O genocídio cometido contra a população yazidi em 2014 causou sequelas que se mantêm até hoje. Vítimas de um ataque do grupo fundamentalista Estado Islâmico, responsável por milhares de mortes, eles foram obrigados a fugir, o que gerou um intenso processo de deslocamento de refugiados. Aqueles que não conseguiram escapar foram sequestrados ou mortos.
Os yazidis são um povo do Oriente Médio que ocupa áreas principalmente no norte do Iraque e também na Síria. De acordo com Augusto Leão, integrante do Grupo de Estudo sobre Distribuição Espacial da População da PUC Minas e do Laboratório de Estudos Asiáticos (LEA) da USP, uma das características desse grupo é a religião, composta de elementos de diversas crenças. “Eles têm essa especificidade de cultuar uma religião que, na verdade, é uma síntese de alguns elementos islâmicos, alguns elementos cristãos e também alguns elementos judaicos e pagãos.”
A religiosidade é uma das justificativas dadas pelo Estado Islâmico para perseguir essa etnia.
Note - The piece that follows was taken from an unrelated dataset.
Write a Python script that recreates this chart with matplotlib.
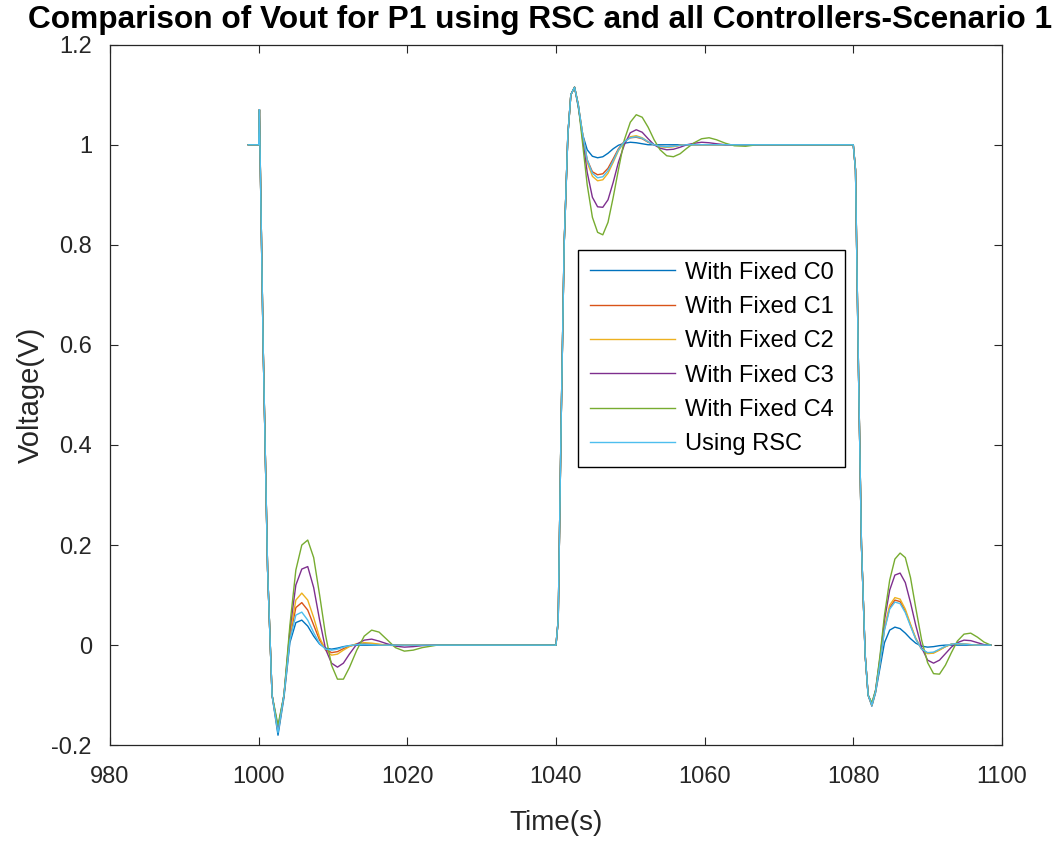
import matplotlib
matplotlib.use("Agg")
import matplotlib.pyplot as plt

# time grid (three segments: fall at 1000, rise at 1040, fall at 1080)
t_a = [998.6, 1000.0, 1000.1, 1000.6, 1001.2, 1001.8, 1002.6, 1003.4, 1004.2, 1005.0,
       1005.8, 1006.6, 1007.4, 1008.2, 1009.0, 1009.8, 1010.6, 1011.4, 1012.2, 1013.2,
       1014.2, 1015.2, 1016.2, 1017.2, 1018.4, 1019.6, 1020.8, 1022.0, 1024.0, 1026.0,
       1030.0, 1040.0]
t_b = [1040.3, 1040.7, 1041.1, 1041.6, 1042.0, 1042.5, 1043.0, 1043.6, 1044.2, 1044.9,
       1045.6, 1046.3, 1047.0, 1047.7, 1048.4, 1049.2, 1050.0, 1050.8, 1051.6, 1052.4,
       1053.2, 1054.0, 1054.9, 1055.8, 1056.7, 1057.6, 1058.6, 1059.6, 1060.6, 1061.6,
       1062.8, 1064.0, 1065.5, 1067.0, 1070.0, 1080.0]
t_c = [1080.3, 1080.7, 1081.1, 1081.6, 1082.0, 1082.5, 1083.0, 1083.6, 1084.2, 1084.9,
       1085.6, 1086.3, 1087.0, 1087.7, 1088.4, 1089.2, 1090.0, 1090.8, 1091.6, 1092.4,
       1093.2, 1094.0, 1094.9, 1095.8, 1096.7, 1097.6, 1098.5]

c0_a = [1.0, 1.0, 1.07, 0.6, 0.15, -0.1, -0.18, -0.105, 0.005, 0.045,
        0.05, 0.038, 0.018, 0.002, -0.006, -0.008, -0.006, -0.003, -0.001, 0.0,
        0.0, 0.0, 0.0, 0.0, 0.0, 0.0, 0.0, 0.0, 0.0, 0.0, 0.0, 0.0]
c0_b = [0.05, 0.45, 0.8, 1.02, 1.1, 1.115, 1.075, 1.02, 0.99, 0.977,
        0.974, 0.976, 0.983, 0.992, 0.999, 1.003, 1.005, 1.004, 1.002, 1.0,
        1.0, 1.0, 1.0, 1.0, 1.0, 1.0, 1.0, 1.0, 1.0, 1.0,
        1.0, 1.0, 1.0, 1.0, 1.0, 1.0]
c0_c = [0.95, 0.55, 0.2, -0.02, -0.1, -0.122, -0.095, -0.045, 0.005, 0.03,
        0.036, 0.033, 0.024, 0.013, 0.004, -0.002, -0.004, -0.003, -0.001, 0.0,
        0.0, 0.0, 0.0, 0.0, 0.0, 0.0, 0.0]

c1_a = [1.0, 1.0, 1.07, 0.6, 0.15, -0.1, -0.172, -0.1, 0.015, 0.075,
        0.085, 0.07, 0.04, 0.01, -0.008, -0.015, -0.013, -0.007, -0.002, 0.002,
        0.003, 0.002, 0.001, 0.0, 0.0, 0.0, 0.0, 0.0, 0.0, 0.0, 0.0, 0.0]
c1_b = [0.05, 0.45, 0.8, 1.02, 1.1, 1.115, 1.078, 1.02, 0.97, 0.946,
        0.94, 0.942, 0.953, 0.972, 0.992, 1.007, 1.014, 1.015, 1.012, 1.005,
        1.0, 0.997, 0.996, 0.997, 0.999, 1.0, 1.0, 1.0, 1.0, 1.0,
        1.0, 1.0, 1.0, 1.0, 1.0, 1.0]
c1_c = [0.95, 0.55, 0.2, -0.02, -0.1, -0.12, -0.093, -0.034, 0.032, 0.075,
        0.09, 0.087, 0.068, 0.04, 0.013, -0.008, -0.016, -0.015, -0.009, -0.003,
        0.002, 0.003, 0.002, 0.001, 0.0, 0.0, 0.0]

c2_a = [1.0, 1.0, 1.07, 0.6, 0.15, -0.1, -0.17, -0.1, 0.02, 0.09,
        0.104, 0.09, 0.055, 0.015, -0.01, -0.02, -0.018, -0.01, -0.003, 0.003,
        0.005, 0.004, 0.002, 0.0, -0.001, 0.0, 0.0, 0.0, 0.0, 0.0, 0.0, 0.0]
c2_b = [0.05, 0.45, 0.8, 1.02, 1.1, 1.115, 1.08, 1.02, 0.965, 0.937,
        0.928, 0.93, 0.943, 0.965, 0.988, 1.006, 1.016, 1.018, 1.014, 1.006,
        1.0, 0.996, 0.995, 0.996, 0.999, 1.0, 1.0, 1.0, 1.0, 1.0,
        1.0, 1.0, 1.0, 1.0, 1.0, 1.0]
c2_c = [0.95, 0.55, 0.2, -0.02, -0.1, -0.12, -0.092, -0.032, 0.035, 0.08,
        0.095, 0.092, 0.072, 0.042, 0.014, -0.008, -0.017, -0.016, -0.01, -0.003,
        0.002, 0.003, 0.002, 0.001, 0.0, 0.0, 0.0]

c3_a = [1.0, 1.0, 1.07, 0.6, 0.15, -0.1, -0.165, -0.1, 0.03, 0.12,
        0.152, 0.157, 0.115, 0.05, -0.008, -0.036, -0.044, -0.036, -0.018, 0.002,
        0.01, 0.012, 0.008, 0.003, -0.002, -0.004, -0.003, -0.001, 0.0, 0.0, 0.0, 0.0]
c3_b = [0.05, 0.45, 0.8, 1.02, 1.1, 1.115, 1.08, 1.01, 0.945, 0.895,
        0.876, 0.875, 0.89, 0.925, 0.965, 1.0, 1.024, 1.03, 1.025, 1.012,
        1.0, 0.993, 0.99, 0.991, 0.995, 1.0, 1.003, 1.005, 1.004, 1.002,
        1.0, 1.0, 1.0, 1.0, 1.0, 1.0]
c3_c = [0.95, 0.55, 0.2, -0.02, -0.1, -0.118, -0.09, -0.025, 0.05, 0.11,
        0.14, 0.144, 0.125, 0.085, 0.04, -0.005, -0.03, -0.036, -0.03, -0.017,
        -0.004, 0.005, 0.01, 0.009, 0.005, 0.001, 0.0]

c4_a = [1.0, 1.0, 1.07, 0.6, 0.15, -0.1, -0.16, -0.1, 0.04, 0.15,
        0.2, 0.21, 0.175, 0.1, 0.02, -0.04, -0.068, -0.068, -0.045, -0.01,
        0.018, 0.03, 0.026, 0.012, -0.005, -0.012, -0.01, -0.005, 0.0, 0.0, 0.0, 0.0]
c4_b = [0.05, 0.45, 0.8, 1.02, 1.1, 1.115, 1.08, 1.0, 0.92, 0.855,
        0.825, 0.82, 0.845, 0.895, 0.95, 1.01, 1.045, 1.06, 1.055, 1.035,
        1.01, 0.99, 0.978, 0.976, 0.982, 0.993, 1.004, 1.012, 1.014, 1.01,
        1.003, 0.998, 0.997, 1.0, 1.0, 1.0]
c4_c = [0.95, 0.55, 0.2, -0.02, -0.1, -0.115, -0.09, -0.02, 0.06, 0.13,
        0.172, 0.184, 0.175, 0.135, 0.075, 0.01, -0.035, -0.057, -0.058, -0.04,
        -0.015, 0.008, 0.022, 0.024, 0.016, 0.006, 0.0]

rsc_a = [1.0, 1.0, 1.07, 0.6, 0.15, -0.1, -0.175, -0.1, 0.01, 0.06,
         0.066, 0.05, 0.025, 0.003, -0.008, -0.01, -0.008, -0.004, -0.001, 0.001,
         0.002, 0.001, 0.0, 0.0, 0.0, 0.0, 0.0, 0.0, 0.0, 0.0, 0.0, 0.0]
rsc_b = [0.05, 0.45, 0.8, 1.02, 1.1, 1.115, 1.08, 1.02, 0.97, 0.943,
         0.934, 0.936, 0.948, 0.968, 0.99, 1.006, 1.014, 1.016, 1.013, 1.006,
         1.0, 0.997, 0.996, 0.997, 0.999, 1.0, 1.0, 1.0, 1.0, 1.0,
         1.0, 1.0, 1.0, 1.0, 1.0, 1.0]
rsc_c = [0.95, 0.55, 0.2, -0.02, -0.1, -0.12, -0.093, -0.035, 0.03, 0.072,
         0.086, 0.083, 0.065, 0.038, 0.012, -0.008, -0.015, -0.014, -0.008, -0.002,
         0.002, 0.003, 0.002, 0.001, 0.0, 0.0, 0.0]

labels = ["With Fixed C0", "With Fixed C1", "With Fixed C2",
          "With Fixed C3", "With Fixed C4", "Using RSC"]
colors = ["#0072BD", "#D95319", "#EDB120", "#7E2F8E", "#77AC30", "#4DBEEE"]

t = t_a + t_b + t_c
series = [c0_a + c0_b + c0_c, c1_a + c1_b + c1_c, c2_a + c2_b + c2_c,
          c3_a + c3_b + c3_c, c4_a + c4_b + c4_c, rsc_a + rsc_b + rsc_c]

plt.rcParams["font.family"] = ["Liberation Sans", "DejaVu Sans"]

fig = plt.figure(figsize=(10.58, 8.43), dpi=100)
ax = fig.add_axes([0.104, 0.116, 0.843, 0.831])

for y, lab, col in zip(series, labels, colors):
    ax.plot(t, y, color=col, lw=1.0, label=lab)

ax.set_xlim(980, 1100)
ax.set_ylim(-0.2, 1.2)
ax.set_xticks([980, 1000, 1020, 1040, 1060, 1080, 1100])
ax.set_yticks([-0.2, 0, 0.2, 0.4, 0.6, 0.8, 1, 1.2])
ax.set_yticklabels(["-0.2", "0", "0.2", "0.4", "0.6", "0.8", "1", "1.2"])
ax.tick_params(direction="in", top=True, right=True, length=6, width=0.8,
               labelsize=17, colors="#262626")
ax.tick_params(axis="x", pad=15)
ax.tick_params(axis="y", pad=13)
for s in ax.spines.values():
    s.set_color("#262626")
    s.set_linewidth(0.9)

ax.set_xlabel("Time(s)", fontsize=20, color="#262626", labelpad=16)
ax.set_ylabel("Voltage(V)", fontsize=21, color="#262626", labelpad=5)
fig.text(28 / 1058, 1 - 20 / 843,
         "Comparison of Vout for P1 using RSC and all Controllers-Scenario 1",
         fontsize=22.8, fontweight="bold", ha="left", va="center")

leg = ax.legend(loc="upper left", bbox_to_anchor=(0.525, 0.707), borderaxespad=0,
                fontsize=17, handlelength=3.6, labelspacing=0.52, fancybox=False,
                edgecolor="black", framealpha=1, borderpad=0.5, handletextpad=0.4)
leg.get_frame().set_linewidth(1.0)

fig.savefig("out.png", dpi=100)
Leão comenta que o nome dado ao grupo também pode ter relação com os ataques. “O nome que a gente utiliza para nomear esse grupo, que é ‘yazidi’, está relacionado com a palavra persa para ‘anjo’. Eles se denominam como ‘dasinî’”, diz. “ A palavra parece muito com a palavra que os árabes utilizam para denominar o diabo, então há uma captura dessa desculpa para aumentar essa pecha do grupo, de que eles são cultuadores de satanás”, acrescenta.
Além da expansão territorial, o Estado Islâmico busca justamente acabar com essa cultura, considerada a encarnação do mal. Igor Sabino, também integrante do LEA, comenta que não existe a possibilidade de conversão na religião yazidi. Por isso, quando acontecem esses ataques, a intenção é impedir a manutenção desses costumes. “Quando você mata essas pessoas, você impede elas de viverem no seu local, de passar esses costumes para as próximas gerações, casar entre si e manter esses laços. Foi exatamente isso que o Estado Islâmico atacou.”
Os assassinatos e sequestros são uma prática comum do grupo fundamentalista, que atinge todos os povos da região. Segundo Leão, ao serem sequestrados, os jovens são transformados em combatentes e utilizados como soldados nas batalhas travadas pelo Estado Islâmico, em que muitas vezes acabam morrendo. As mulheres são escravizadas, leiloadas entre os integrantes do grupo e estupradas.
As mulheres yazidis
Muitas dessas mulheres sequestradas e estupradas tiveram filhos dos abusadores. Agora, após conseguirem se libertar do grupo, elas passam por um novo drama, pois são obrigadas a escolher entre viver com seus filhos em campos de refugiados ou abandoná-los e voltar para sua comunidade, onde eles não são bem-vindos.
De acordo com Sabino, na ótica das tradições yazidis, essas crianças são consideradas muçulmanas, por isso, não são aceitas. Há ainda uma espécie de vínculo entre a criança e seu pai, um combatente do Estado Islâmico responsável pela morte de diversas pessoas. “Como os pais dessas crianças são muçulmanos, elas não fariam parte dessa comunidade. É por isso que essas mulheres acabam não podendo retornar com seus filhos, porque elas são vistas como yazidis, mas os filhos não.” O pesquisador também comenta que o estigma do estupro e a culpa que essas mulheres são obrigadas a carregar fazem com que muitas delas se suicidem.
Apesar da violência, as relações de gênero têm sido modificadas durante a resistência aos ataques. Esse é um dos temas que serão tratados no livro Para Começar a Entender o Estado Islâmico, que será lançado no segundo semestre de 2021 e tem o envolvimento de Leão e Sabino. O livro foi organizado com base nas discussões do Grupo de Trabalho Oriente Médio e Mundo Muçulmano da USP.
Leão pontua a atuação das mulheres curdas nas frentes de combate. “Isso vai ter um impacto gigantesco na reorganização política”, afirma. “Houve um ataque muito importante do Estado Islâmico ao papel da mulher e às relações de gênero, e há uma chance de os grupos locais reorganizarem essa questão, inclusive sem largar as bases religiosas”, completa.
De acordo com Sabino, a comunidade internacional não tem se mobilizado tanto e reconhecido a importância da causa das mulheres, se contentando somente com a derrota militar dos fundamentalistas. “Inúmeros crimes contra a humanidade foram cometidos, a gente vê a tentativa de genocídio e o estupro como arma de guerra. São crimes que permanecem sem ser investigados, os culpados não têm sido punidos”, diz. “A gente tem que ter noção que mulheres permanecem desaparecidas e as que sobreviveram têm dificuldades para ser inseridas em suas comunidades, então o processo está longe de ter acabado”, finaliza.